View of “eL/Aficionado” at Roulette, 2021, picturing Kayleigh Butcher.

The opera’s narrative is Kafkaesque—labyrinthine and structured around ambiguously purposeful assignments undertaken “to satisfy a mysterious auditor.” Only ever given a partial portrait of the task at hand, the Agent’s perspective—like that of the capitalist subject—is fragmentary and alienated. Delivering ornamented lines that exhibit her vocal range, Butcher nonetheless performed with a sense of realism and sincerity that emerged in nervous adjustments of hair, pursing of lips, and shuffling of papers—the tics and twitches that one might expect of someone in a job interview or on trial. By contrast, her interrogators’ actions were stylized, their more recitative lines drawled with an ironic twang; at several junctures, the two interrogators seated on the same level (soprano Bonnie Lander and vocalist Paul Pinto) looked at each other, hands over microphones, and nodded simultaneously in a caricature of sinister resolve. At other moments, they performed almost like automatons—Lander’s voice in the penultimate scene fell into a monotone that alternated between drone and staccato.
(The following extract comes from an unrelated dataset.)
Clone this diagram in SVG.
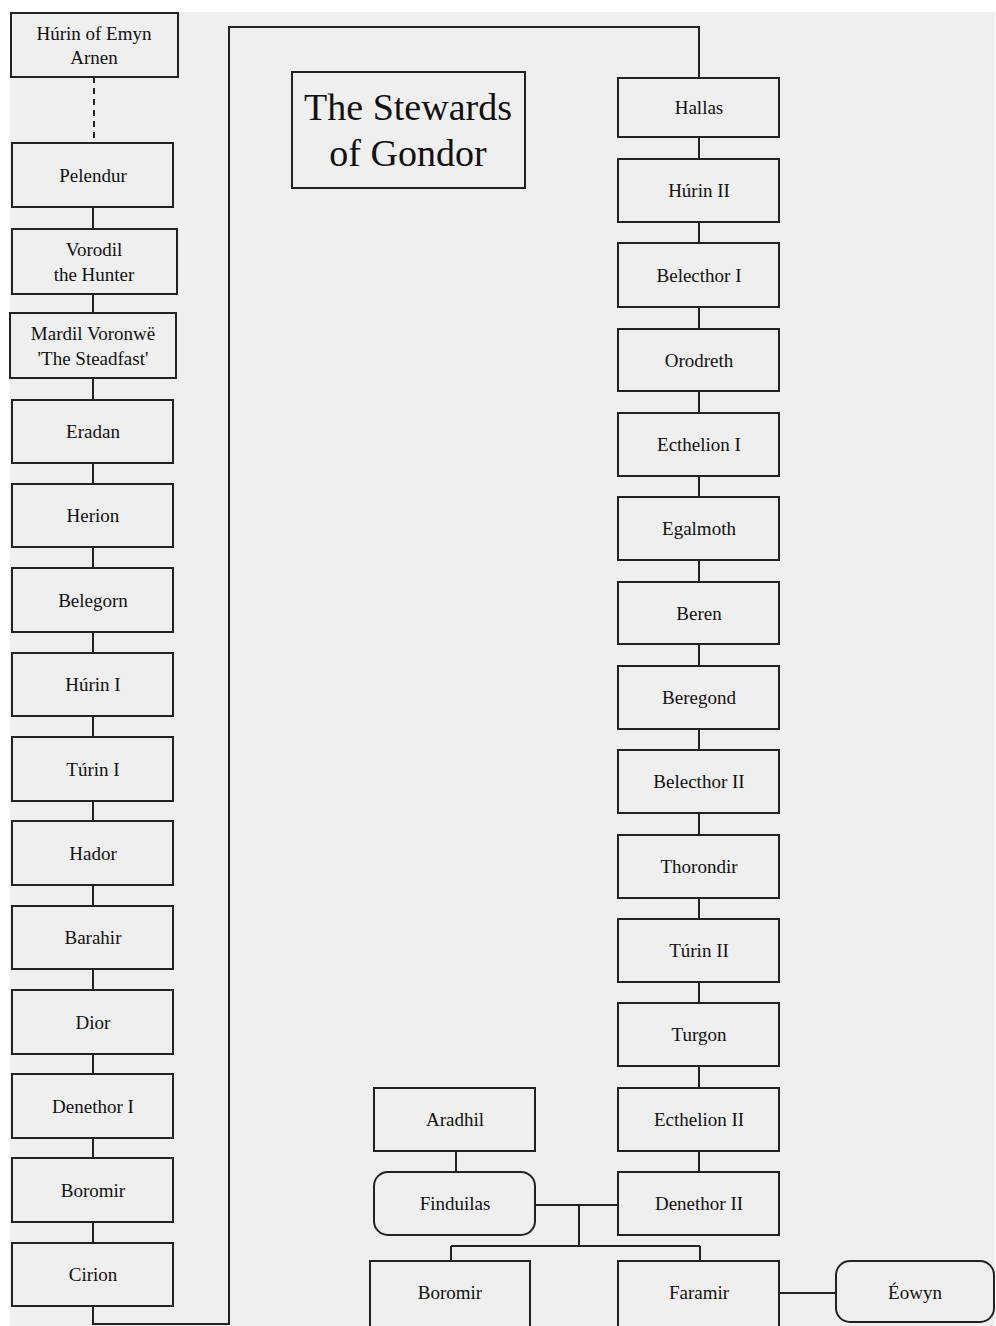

Recurrent in the Agent’s statements about past events was the subject of memory. The Agent was persistently challenged to recall experiences, to take a second look. (“You teach yourself to do that. It is a form of cleaning up your memory. That last look. In case anyone should ask,” she explains.) The opera also looks back in another sense, containing references to earlier Ashley works such as the 1975 installation and performance Over the Telephone (explicitly described in eL/Aficionado’s sixth scene) and the 1968 opera The Trial of Anne Opie Wehrer and Unknown Accomplices for Crimes Against Humanity, which deal with remote surveillance and cross-examination, respectively. In this tracing and retracing of events, Ashley’s Agent (perhaps like Ashley himself) expresses a desire to perceive meaning in her experiences, though their significance repeatedly evades her. The surreal and inconclusive narrative of eL/Aficionado mirrors the unresolved nature of real life. As philosopher Lydia Goehr has observed, the true violence of crime shows lies not in gruesome images or suspense but in the pretense of resolution—that the crime is always solved, that justice prevails. This is perhaps the intent behind the opera’s rueful last line: “I learned long ago that there is never any news.”